* **Recorded data**:
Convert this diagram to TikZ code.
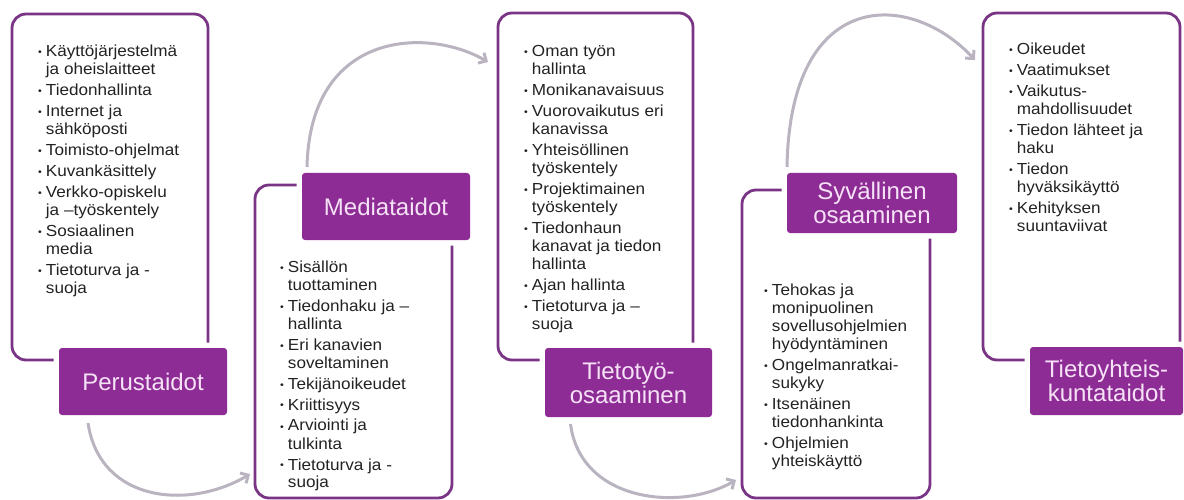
\documentclass[tikz,border=0pt]{standalone}
\usepackage{fontspec}
\setmainfont{Liberation Sans}
\newfontfamily\listfont[FakeStretch=1.07]{Liberation Sans}
\usetikzlibrary{arrows.meta}
\definecolor{rim}{HTML}{7A3486}
\definecolor{plum}{HTML}{8E2C96}
\definecolor{blush}{HTML}{F6E2F6}
\definecolor{mist}{HTML}{BAB3C0}
\definecolor{ink}{HTML}{222222}
\newcommand{\blt}{\raisebox{1pt}{\fontsize{10}{10}\selectfont •}}
\begin{document}
\begin{tikzpicture}[x=1pt,y=-1pt,
  panel/.style={draw=rim, line width=2.8pt, rounded corners=14pt, inner sep=0pt, outer sep=0pt},
  heading/.style={fill=plum, text=blush, rounded corners=3pt, inner sep=0pt, outer sep=0pt, align=center,
    font=\fontsize{24}{24}\selectfont, preaction={draw=white, line width=11pt}},
  itemlist/.style={anchor=base west, inner sep=0pt, text=ink, font=\listfont\fontsize{16}{18}\selectfont},
  flow/.style={draw=mist, line width=3pt, -{Straight Barb[length=6pt,width=12pt]}}]
\useasboundingbox (0,0) rectangle (1184,500);

\node[panel, minimum width=196pt, minimum height=346pt] (p1) at (110,187) {};
\node[panel, minimum width=197pt, minimum height=313pt] (p2) at (353.5,341.5) {};
\node[panel, minimum width=195pt, minimum height=347pt] (p3) at (595.5,186.5) {};
\node[panel, minimum width=188pt, minimum height=308pt] (p4) at (836,344) {};
\node[panel, minimum width=197pt, minimum height=347pt] (p5) at (1081.5,186.5) {};

\node[heading, minimum width=168pt, minimum height=67pt] (h1) at (143,381.5) {Perustaidot};
\node[heading, minimum width=168pt, minimum height=67pt] (h2) at (386,206.5) {Mediataidot};
\node[heading, minimum width=167pt, minimum height=69pt] (h3) at (628.5,382.5) {Tietotyö-\\osaaminen};
\node[heading, minimum width=170pt, minimum height=60pt] (h4) at (872,203) {Syvällinen\\osaaminen};
\node[heading, minimum width=153pt, minimum height=68pt] (h5) at (1106.5,381) {Tietoyhteis-\\kuntataidot};

\node[itemlist] (t1) at (38,57) {\begin{tabular}[t]{@{}l@{\hspace{4pt}}l@{}}
\blt & Käyttöjärjestelmä\\ & ja oheislaitteet\\[3pt]
\blt & Tiedonhallinta\\[3pt]
\blt & Internet ja\\ & sähköposti\\[3pt]
\blt & Toimisto-ohjelmat\\[3pt]
\blt & Kuvankäsittely\\[3pt]
\blt & Verkko-opiskelu\\ & ja –työskentely\\[3pt]
\blt & Sosiaalinen\\ & media\\[3pt]
\blt & Tietoturva ja -\\ & suoja
\end{tabular}};
\node[itemlist] (t2) at (280,272) {\begin{tabular}[t]{@{}l@{\hspace{4pt}}l@{}}
\blt & Sisällön\\ & tuottaminen\\[3pt]
\blt & Tiedonhaku ja –\\ & hallinta\\[3pt]
\blt & Eri kanavien\\ & soveltaminen\\[3pt]
\blt & Tekijänoikeudet\\[3pt]
\blt & Kriittisyys\\[3pt]
\blt & Arviointi ja\\ & tulkinta\\[3pt]
\blt & Tietoturva ja -\\ & suoja
\end{tabular}};
\node[itemlist] (t3) at (524,57) {\begin{tabular}[t]{@{}l@{\hspace{4pt}}l@{}}
\blt & Oman työn\\ & hallinta\\[3pt]
\blt & Monikanavaisuus\\[3pt]
\blt & Vuorovaikutus eri\\ & kanavissa\\[3pt]
\blt & Yhteisöllinen\\ & työskentely\\[3pt]
\blt & Projektimainen\\ & työskentely\\[3pt]
\blt & Tiedonhaun\\ & kanavat ja tiedon\\ & hallinta\\[3pt]
\blt & Ajan hallinta\\[3pt]
\blt & Tietoturva ja –\\ & suoja
\end{tabular}};
\node[itemlist] (t4) at (764,295) {\begin{tabular}[t]{@{}l@{\hspace{4pt}}l@{}}
\blt & Tehokas ja\\ & monipuolinen\\ & sovellusohjelmien\\ & hyödyntäminen\\[3pt]
\blt & Ongelmanratkai-\\ & sukyky\\[3pt]
\blt & Itsenäinen\\ & tiedonhankinta\\[3pt]
\blt & Ohjelmien\\ & yhteiskäyttö
\end{tabular}};
\node[itemlist] (t5) at (1009,55) {\begin{tabular}[t]{@{}l@{\hspace{4pt}}l@{}}
\blt & Oikeudet\\[3pt]
\blt & Vaatimukset\\[3pt]
\blt & Vaikutus-\\ & mahdollisuudet\\[3pt]
\blt & Tiedon lähteet ja\\ & haku\\[3pt]
\blt & Tiedon\\ & hyväksikäyttö\\[3pt]
\blt & Kehityksen\\ & suuntaviivat
\end{tabular}};

\draw[flow] ([xshift=-55pt,yshift=-8pt]h1.south) .. controls +(12,80) and +(-60,36) .. ([xshift=-5pt,yshift=24pt]p2.south west);
\draw[flow] ([xshift=-79pt,yshift=6pt]h2.north) .. controls +(3,-137) and +(-60,-35) .. ([xshift=-10pt,yshift=-49pt]p3.north west);
\draw[flow] ([xshift=-58pt,yshift=-7pt]h3.south) .. controls +(10,78) and +(-55,32) .. ([xshift=-6pt,yshift=18pt]p4.south west);
\draw[flow] ([xshift=-85pt,yshift=6pt]h4.north) .. controls +(3,-180) and +(-65,-70) .. ([xshift=-8pt,yshift=-47pt]p5.north west);
\end{tikzpicture}
\end{document}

* **Short task**: Every line above should be repeated exactly; pictures stay out of the copy.

* **Response for this exercise**:
Convert this diagram to TikZ code.
\documentclass[tikz,border=0pt]{standalone}
\usepackage{fontspec}
\setmainfont{Liberation Sans}
\newfontfamily\listfont[FakeStretch=1.07]{Liberation Sans}
\usetikzlibrary{arrows.meta}
\definecolor{rim}{HTML}{7A3486}
\definecolor{plum}{HTML}{8E2C96}
\definecolor{blush}{HTML}{F6E2F6}
\definecolor{mist}{HTML}{BAB3C0}
\definecolor{ink}{HTML}{222222}
\newcommand{\blt}{\raisebox{1pt}{\fontsize{10}{10}\selectfont •}}
\begin{document}
\begin{tikzpicture}[x=1pt,y=-1pt,
  panel/.style={draw=rim, line width=2.8pt, rounded corners=14pt, inner sep=0pt, outer sep=0pt},
  heading/.style={fill=plum, text=blush, rounded corners=3pt, inner sep=0pt, outer sep=0pt, align=center,
    font=\fontsize{24}{24}\selectfont, preaction={draw=white, line width=11pt}},
  itemlist/.style={anchor=base west, inner sep=0pt, text=ink, font=\listfont\fontsize{16}{18}\selectfont},
  flow/.style={draw=mist, line width=3pt, -{Straight Barb[length=6pt,width=12pt]}}]
\useasboundingbox (0,0) rectangle (1184,500);

\node[panel, minimum width=196pt, minimum height=346pt] (p1) at (110,187) {};
\node[panel, minimum width=197pt, minimum height=313pt] (p2) at (353.5,341.5) {};
\node[panel, minimum width=195pt, minimum height=347pt] (p3) at (595.5,186.5) {};
\node[panel, minimum width=188pt, minimum height=308pt] (p4) at (836,344) {};
\node[panel, minimum width=197pt, minimum height=347pt] (p5) at (1081.5,186.5) {};

\node[heading, minimum width=168pt, minimum height=67pt] (h1) at (143,381.5) {Perustaidot};
\node[heading, minimum width=168pt, minimum height=67pt] (h2) at (386,206.5) {Mediataidot};
\node[heading, minimum width=167pt, minimum height=69pt] (h3) at (628.5,382.5) {Tietotyö-\\osaaminen};
\node[heading, minimum width=170pt, minimum height=60pt] (h4) at (872,203) {Syvällinen\\osaaminen};
\node[heading, minimum width=153pt, minimum height=68pt] (h5) at (1106.5,381) {Tietoyhteis-\\kuntataidot};

\node[itemlist] (t1) at (38,57) {\begin{tabular}[t]{@{}l@{\hspace{4pt}}l@{}}
\blt & Käyttöjärjestelmä\\ & ja oheislaitteet\\[3pt]
\blt & Tiedonhallinta\\[3pt]
\blt & Internet ja\\ & sähköposti\\[3pt]
\blt & Toimisto-ohjelmat\\[3pt]
\blt & Kuvankäsittely\\[3pt]
\blt & Verkko-opiskelu\\ & ja –työskentely\\[3pt]
\blt & Sosiaalinen\\ & media\\[3pt]
\blt & Tietoturva ja -\\ & suoja
\end{tabular}};
\node[itemlist] (t2) at (280,272) {\begin{tabular}[t]{@{}l@{\hspace{4pt}}l@{}}
\blt & Sisällön\\ & tuottaminen\\[3pt]
\blt & Tiedonhaku ja –\\ & hallinta\\[3pt]
\blt & Eri kanavien\\ & soveltaminen\\[3pt]
\blt & Tekijänoikeudet\\[3pt]
\blt & Kriittisyys\\[3pt]
\blt & Arviointi ja\\ & tulkinta\\[3pt]
\blt & Tietoturva ja -\\ & suoja
\end{tabular}};
\node[itemlist] (t3) at (524,57) {\begin{tabular}[t]{@{}l@{\hspace{4pt}}l@{}}
\blt & Oman työn\\ & hallinta\\[3pt]
\blt & Monikanavaisuus\\[3pt]
\blt & Vuorovaikutus eri\\ & kanavissa\\[3pt]
\blt & Yhteisöllinen\\ & työskentely\\[3pt]
\blt & Projektimainen\\ & työskentely\\[3pt]
\blt & Tiedonhaun\\ & kanavat ja tiedon\\ & hallinta\\[3pt]
\blt & Ajan hallinta\\[3pt]
\blt & Tietoturva ja –\\ & suoja
\end{tabular}};
\node[itemlist] (t4) at (764,295) {\begin{tabular}[t]{@{}l@{\hspace{4pt}}l@{}}
\blt & Tehokas ja\\ & monipuolinen\\ & sovellusohjelmien\\ & hyödyntäminen\\[3pt]
\blt & Ongelmanratkai-\\ & sukyky\\[3pt]
\blt & Itsenäinen\\ & tiedonhankinta\\[3pt]
\blt & Ohjelmien\\ & yhteiskäyttö
\end{tabular}};
\node[itemlist] (t5) at (1009,55) {\begin{tabular}[t]{@{}l@{\hspace{4pt}}l@{}}
\blt & Oikeudet\\[3pt]
\blt & Vaatimukset\\[3pt]
\blt & Vaikutus-\\ & mahdollisuudet\\[3pt]
\blt & Tiedon lähteet ja\\ & haku\\[3pt]
\blt & Tiedon\\ & hyväksikäyttö\\[3pt]
\blt & Kehityksen\\ & suuntaviivat
\end{tabular}};

\draw[flow] ([xshift=-55pt,yshift=-8pt]h1.south) .. controls +(12,80) and +(-60,36) .. ([xshift=-5pt,yshift=24pt]p2.south west);
\draw[flow] ([xshift=-79pt,yshift=6pt]h2.north) .. controls +(3,-137) and +(-60,-35) .. ([xshift=-10pt,yshift=-49pt]p3.north west);
\draw[flow] ([xshift=-58pt,yshift=-7pt]h3.south) .. controls +(10,78) and +(-55,32) .. ([xshift=-6pt,yshift=18pt]p4.south west);
\draw[flow] ([xshift=-85pt,yshift=6pt]h4.north) .. controls +(3,-180) and +(-65,-70) .. ([xshift=-8pt,yshift=-47pt]p5.north west);
\end{tikzpicture}
\end{document}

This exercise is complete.